Whether or not you subscribe to this definition of a jury’s purpose, Thomas and Pollack’s model does make it possible to determine mathematically how likely such disagreements are. If you pick 12 people at random, how likely is it that they will disagree unanimously with the majority of society? Not very likely. How likely is it that they will disagree with society by a 9-to-3 majority? Thomas and Pollack crunched the numbers, and Suzuki recrunched them. And they found a surprising consistency. For every margin that the Supreme Court has allowed to stand (6- to 0, 10 to 2, 9 to 3), the probability of a disagreement between society and the jury is less than 1.5 percent. And for every margin that the Supreme Court has ruled unconstitutional (5 to 1, 5 to 0), the probability of disagreement is greater than 1.5 percent. Thus, without realizing it, the Supreme Court has consistently held that there should be less than a 1-60 chance that the jury will disagree with society. Judicial hunch meets mathematical rigor!

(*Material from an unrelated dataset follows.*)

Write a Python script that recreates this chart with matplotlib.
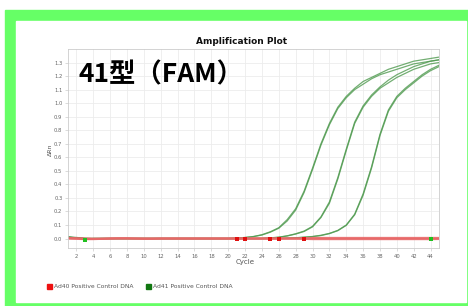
import matplotlib.pyplot as plt
import matplotlib.patches as mpatches
import numpy as np

plt.rcParams['font.family'] = ['DejaVu Sans']

# --- Data ---
cycles = list(range(1, 46))

# Ad41 (green), three duplicate pairs
ad41_a1 = [0.012, 0.008, 0.002, 0.0, 0.0, 0.0, 0.0, 0.0, 0.0, 0.0,
           0.0, 0.0, 0.0, 0.0, 0.0, 0.0, 0.0, 0.0, 0.0, 0.0,
           0.003, 0.008, 0.015, 0.028, 0.05, 0.08, 0.14, 0.22, 0.35, 0.52,
           0.70, 0.85, 0.97, 1.05, 1.11, 1.16, 1.19, 1.22, 1.25, 1.27,
           1.29, 1.31, 1.32, 1.33, 1.34]
ad41_a2 = [0.010, 0.004, -0.008, -0.002, 0.0, 0.0, 0.0, 0.0, 0.0, 0.0,
           0.0, 0.0, 0.0, 0.0, 0.0, 0.0, 0.0, 0.0, 0.0, 0.0,
           0.003, 0.007, 0.014, 0.026, 0.047, 0.076, 0.13, 0.21, 0.34, 0.51,
           0.69, 0.84, 0.96, 1.04, 1.10, 1.14, 1.18, 1.21, 1.23, 1.25,
           1.27, 1.29, 1.30, 1.31, 1.32]
ad41_b1 = [0.010, 0.006, 0.0, 0.0, 0.0, 0.0, 0.0, 0.0, 0.0, 0.0,
           0.0, 0.0, 0.0, 0.0, 0.0, 0.0, 0.0, 0.0, 0.0, 0.0,
           0.0, 0.0, 0.0, 0.0, 0.005, 0.01, 0.02, 0.035, 0.055, 0.09,
           0.16, 0.27, 0.45, 0.66, 0.86, 0.98, 1.06, 1.12, 1.17, 1.21,
           1.24, 1.27, 1.29, 1.31, 1.32]
ad41_b2 = [0.008, 0.004, -0.004, 0.0, 0.0, 0.0, 0.0, 0.0, 0.0, 0.0,
           0.0, 0.0, 0.0, 0.0, 0.0, 0.0, 0.0, 0.0, 0.0, 0.0,
           0.0, 0.0, 0.0, 0.0, 0.004, 0.009, 0.019, 0.033, 0.052, 0.086,
           0.155, 0.26, 0.44, 0.65, 0.85, 0.97, 1.05, 1.11, 1.15, 1.19,
           1.22, 1.25, 1.27, 1.29, 1.30]
ad41_c1 = [0.010, 0.005, 0.0, 0.0, 0.0, 0.0, 0.0, 0.0, 0.0, 0.0,
           0.0, 0.0, 0.0, 0.0, 0.0, 0.0, 0.0, 0.0, 0.0, 0.0,
           0.0, 0.0, 0.0, 0.0, 0.0, 0.0, 0.003, 0.006, 0.01, 0.015,
           0.024, 0.038, 0.06, 0.10, 0.18, 0.33, 0.53, 0.77, 0.95, 1.05,
           1.11, 1.16, 1.21, 1.25, 1.28]
ad41_c2 = [0.009, 0.003, -0.006, 0.0, 0.0, 0.0, 0.0, 0.0, 0.0, 0.0,
           0.0, 0.0, 0.0, 0.0, 0.0, 0.0, 0.0, 0.0, 0.0, 0.0,
           0.0, 0.0, 0.0, 0.0, 0.0, 0.0, 0.002, 0.005, 0.009, 0.014,
           0.022, 0.036, 0.058, 0.097, 0.175, 0.32, 0.52, 0.76, 0.94, 1.04,
           1.10, 1.15, 1.20, 1.24, 1.27]

# Ad40 (red), flat near zero
ad40_a = [0.004, 0.002, 0.0, -0.002, -0.002, 0.0, 0.002, 0.002, 0.0, -0.002,
          -0.002, 0.0, 0.0, 0.0, 0.0, 0.0, 0.0, 0.0, 0.0, 0.0,
          0.0, 0.0, 0.0, 0.0, 0.0, 0.0, 0.0, 0.0, 0.002, 0.004,
          0.004, 0.004, 0.004, 0.004, 0.004, 0.004, 0.004, 0.004, 0.004, 0.004,
          0.004, 0.004, 0.004, 0.004, 0.004]
ad40_b = [0.0, -0.002, -0.004, -0.004, -0.002, 0.0, 0.0, 0.0, 0.0, 0.0,
          0.0, 0.0, 0.0, 0.0, 0.0, 0.0, 0.0, 0.0, 0.0, 0.0,
          0.0, 0.0, 0.0, 0.0, 0.0, 0.0, 0.0, 0.0, -0.002, -0.004,
          -0.004, -0.004, -0.004, -0.004, -0.004, -0.004, -0.004, -0.004, -0.004, -0.004,
          -0.004, -0.004, -0.004, -0.004, -0.003]

red_marks = [21, 22, 25, 26, 29, 44]
green_marks = [3, 44]

yticks = [round(0.1 * i, 1) for i in range(14)]
xticks = list(range(2, 46, 2))

# --- Figure ---
fig = plt.figure(figsize=(4.68, 3.06), dpi=100)
W, H = 468, 306


def px(x, y, w, h):
    return (x / W, 1 - (y + h) / H, w / W, h / H)


fig.patches.append(mpatches.Rectangle(px(5, 10, 470, 300)[:2], 470 / W, 300 / H,
                                      transform=fig.transFigure, color='#66ff66', zorder=0))
fig.patches.append(mpatches.Rectangle(px(16, 21, 450, 281)[:2], 450 / W, 281 / H,
                                      transform=fig.transFigure, color='white', zorder=0))

ax = fig.add_axes([68 / W, 1 - 248 / H, (439 - 68) / W, (248 - 49) / H])
ax.set_zorder(2)

green = '#4f9a4f'
for ys in [ad41_a1, ad41_a2, ad41_b1, ad41_b2, ad41_c1, ad41_c2]:
    ax.plot(cycles, ys, color=green, lw=0.9, alpha=0.8)
for ys in [ad40_a, ad40_b]:
    ax.plot(cycles, ys, color='#e86868', lw=1.6, alpha=0.9)

ax.plot(red_marks, [0.0] * len(red_marks), 's', color='#e01010', ms=2.2, mew=0)
ax.plot(green_marks, [-0.012, -0.005], 's', color='#20c020', ms=2.4, mew=0)

ax.set_xlim(1, 45)
ax.set_ylim(-0.07, 1.4)
ax.set_xticks(xticks)
ax.set_yticks(yticks)
ax.set_yticklabels([f'{v:.1f}' for v in yticks])
ax.grid(True, color='#ececec', lw=0.6)
ax.set_axisbelow(True)
for s in ax.spines.values():
    s.set_color('#cccccc')
    s.set_linewidth(0.6)
ax.tick_params(labelsize=3.8, colors='#cccccc', labelcolor='#666666',
               length=2, width=0.5, pad=2)

fig.text(242 / W, 1 - 41 / H, 'Amplification Plot', ha='center', va='center',
         fontsize=6.5, fontweight='bold', color='#111111')
fig.text(245 / W, 1 - 262 / H, 'Cycle', ha='center', va='center',
         fontsize=5, color='#555555')
fig.text(50 / W, 1 - 150 / H, 'ΔRn', ha='center', va='center', rotation=90,
         fontsize=4.5, color='#555555')
ax.text(0.028, 0.87, '41型（FAM）', transform=ax.transAxes, ha='left', va='center',
        fontsize=19, fontweight='bold', color='black',
        family=['Noto Sans CJK JP', 'DejaVu Sans'], zorder=5)

# legend
fig.patches.append(mpatches.Rectangle(px(47, 284, 5, 5)[:2], 5 / W, 5 / H,
                                      transform=fig.transFigure, color='#ee1111'))
fig.text(54 / W, 1 - 286.5 / H, 'Ad40 Positive Control DNA', ha='left', va='center',
         fontsize=4.3, color='#555555')
fig.patches.append(mpatches.Rectangle(px(146, 284, 5, 5)[:2], 5 / W, 5 / H,
                                      transform=fig.transFigure, color='#117711'))
fig.text(153 / W, 1 - 286.5 / H, 'Ad41 Positive Control DNA', ha='left', va='center',
         fontsize=4.3, color='#555555')

fig.savefig('out.png', dpi=100)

However, the Supreme Court should not pat itself on the back too hard. Suzuki pointed out that nonunanimous juries fail the Thomas-Pollack test if some of the jurors are biased in favor of conviction. A 12-member jury with a unanimity requirement, he showed, can absorb up to five biased jurors and still meet the 1.5 percent threshold. By contrast, if the required margin for conviction is only 10 to 2, then a single biased member is enough for the jury to make the wrong decision (from society’s point of view) more than 2 percent of the time. Six-member juries fare even worse. Even with a unanimous vote required to convict, one biased juror will cause the jury to make the wrong decision more than 5 percent of the time. Both 6-to-0 and 10-to-2 convictions, Suzuki concluded, should be held unconstitutional. “The Supreme Court should reconsider its decisions and prohibit six-person juries,” he said.
Will the Supreme Court pay attention to mathematics this time? Given its record, the answer seems almost certain to be no. “The Supreme Court is remarkably uninterested in statistical research,” says Thomas. “The jury is, according to the court, a black box that deserves to remain black as long as the verdicts stay within the parameters the court has set out.”
However, the issue is not completely dead, because the Supreme Court continues to receive appeals from Louisiana and Oregon, including Alonso Herrera’s. (The court was interested enough in that case to request a brief from the state of Oregon, but it ultimately declined to hear his appeal.)
In addition, there are very good legal (as opposed to mathematical) reasons to reconsider the decisions of the 1970s. The discrepancy between federal and state law is perhaps the most compelling one. The Fourteenth Amendment expressly extended Bill of Rights protections (such as the jury trial) to the states. In Apodaca v. Oregon, eight of the nine Supreme Court justices agreed that federal and state laws should require the same quota for a conviction. The only trouble was that the justices didn’t agree what the quota should be. Four thought it should be unanimous, and four thought it should be nonunanimous. Justice Powell—yes, him again—broke the deadlock. He was the only justice who believed federal juries should be unanimous but states should be allowed to “experiment” with nonunanimous juries. Perhaps it is time to declare the experiment over.
Correction, April 26, 2013: This article misstated that Louisiana requires a vote of 9 to 3 to convict in noncapital cases. This was true at the time of the Supreme Court cases, but the state has since changed its threshold to 10 to 2. (Return to corrected sentence.)